Wednesday, February 11th, 2009

…listen
…about the music

Clarity.

Bright, clear, searing sunshine today. Stunning, as it floods the woods and glares into my eyes as I type this. I snapped the above photo a few days ago at the end of one such afternoon; I love the clarity of light as it offers clarity of thought on my walks.

No such grace and clarity exist for the characters in a haunting short story titled “Luvina,” penned by the late Mexican literary figure Juan Rulfo. Thursday night, anyone in the Seattle area will have a chance to come hear the fabulous pianist Ana Cervantes perform my piece of the same title, along with a number of others commissioned for Ms. Cervantes’s latest CD on Quindecim Recordings, Solo Rumores. The music reflects the bleak world of grim, hopeless desert poverty that Rulfo describes in so many of his writings. My outward reality of sunshine, joy and ease, is sobered by a profound inward sympathy for those who will never know such pleasure.

Serenity at week’s end

Friday, February 6th, 2009

…listen
…about the music

Ahhhh.

Back on the island, with these vistas of the Puget Sound and its guardian snow-capped Olympics accompanying me home yesterday afternoon. Just wanted to share.

Favorite places

Saturday, January 31st, 2009

…listen
…about the music

Home.

It has dawned on me that I actually travel a fair amount. Much more than I anticipated when I moved up to this floating paradise. But despite how often I seem to fling myself off of this island (voluntarily, so far: I have not been permanently voted off yet), it is truly the place I most love to be. In short order, it has become home, in the most profound of ways.

I type this from sunny Los Angeles, where I’ve just landed to do fun music-related things that you can read about on my website. Among today’s emails was one from a friend in which he asked, “do you think the fact that you travel often makes you appreciate your home environment even more?”.
Yes.
And no.
Yes, because I have yet to travel to a place that I find more alluring than the place I call home. In contrast to everywhere else my body lands, I appreciate this set of coordinates the most.
And no, because even if I never, ever left this island, I believe I would appreciate it every bit as much as I do sitting here, far from it.

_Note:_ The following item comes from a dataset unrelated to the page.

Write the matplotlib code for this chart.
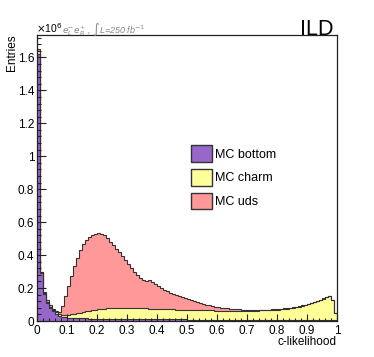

Above: three very favorite views from home: South Beach after a storm, False Bay in dense fog, and a magical, Gilligan’s Island type spot on Turn Island right across from my house, to which I have paddled several times and have promised myself that I will camp there. And I will. The shortest trip of the year, yards from my driveway that’s nestled in the woods on the left side of the photo, will probably be the one I appreciate the most. Ahhhhhh.